Dopo aver scatenato l’odio tra chi è recluso, con tutta la famiglia, in un alloggio di 40 metri e chi gli intima di restare recluso mentre gioca a pallone su un terrazzo da 200 metri; tra chi è terrorizzato da chiunque esca a far la spesa e chi sostiene che l’immobilismo domestico faccia più danni alla salute del rischio Elsavirus;
tra chi vorrebbe andare a recludersi nella sua casa di vacanza e chi ritiene che i turisti debbano mantenere gli operatori turistici con un bonifico dalla città evitando di infastidire con la propria presenza; dopo tutto questo è arrivato il momento dello scontro tra imprenditori e lavoratori/consumatori.
Un circolo vizioso da cui non si sa come uscire. E non si sa perché manca una strategia complessiva. Passi per un governo di incapaci che non sanno come affrontare i problemi quotidiani. Ma le opposizioni, non dovendo governare, avrebbero la possibilità di dedicarsi all’individuazione di un futuro, quale che sia.
Invece si vellica ogni tipo di elettorato. Accontentare tutti perché le promesse non costano nulla. Così Berlusconi, riportato in auge dalle sue tv, fa il portavoce di Confindustria e chiede soldi pubblici per le aziende che continuano a lavorare e ad incassare. Ma i soldi li chiedono anche le partite Iva che hanno dovuto sospendere l’attività e avrebbero anche la pretesa di mangiare tutti i giorni. E alle famiglie non vogliamo dar nulla? A prescindere se si tratti di famiglie i cui componenti continuano a lavorare, se sono in cassa integrazione, in ferie forzate.
Gli unici garantiti sono i divanisti che incassano il reddito di cittadinanza, le Ong che vivono sulle spalle dei migranti, i migranti che non fanno nulla e vengono mantenuti da chi non vuole aiutare gli italiani.
Questa la situazione da cui partire. Ma per andare dove? Le industrie, che Berlusconi vuol far sovvenzionare dallo Stato, per chi produrranno se i consumatori italiani diventeranno sempre più poveri? Ma perché le tasse degli italiani impoveriti dovrebbero servire per favorire le esportazioni di chi li impoverisce? E se gli italiani riducono le spese, gli acquisti, che fine fanno i negozi, i ristoranti, i bar, gli agenti di commercio? Non è bastato il virus per far comprendere che la globalizzazione comporta rischi e non è la panacea?

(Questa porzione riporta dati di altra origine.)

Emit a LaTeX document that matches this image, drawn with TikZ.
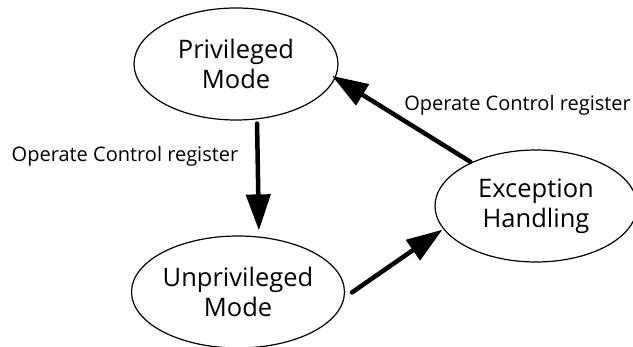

Non è bastato per far capire che senza i consumi interni salta tutta l’economia? Ed allora, forse, si dovrebbe ripartire dal lato opposto. Dal reddito delle famiglie prima di quello dei migranti, dalla riduzione dell’oppressione fiscale, dalla tutela del lavoro prima di quella degli speculatori. In questo modo si garantirebbe la tenuta del tessuto imprenditoriale, non attraverso le regalie destinate a chi ha evitato gli investimenti e si è ritrovato fuori mercato perché non più competitivo. Ma arriverebbero gli strali di Confindustria e le destre non riescono a superare questa dipendenza.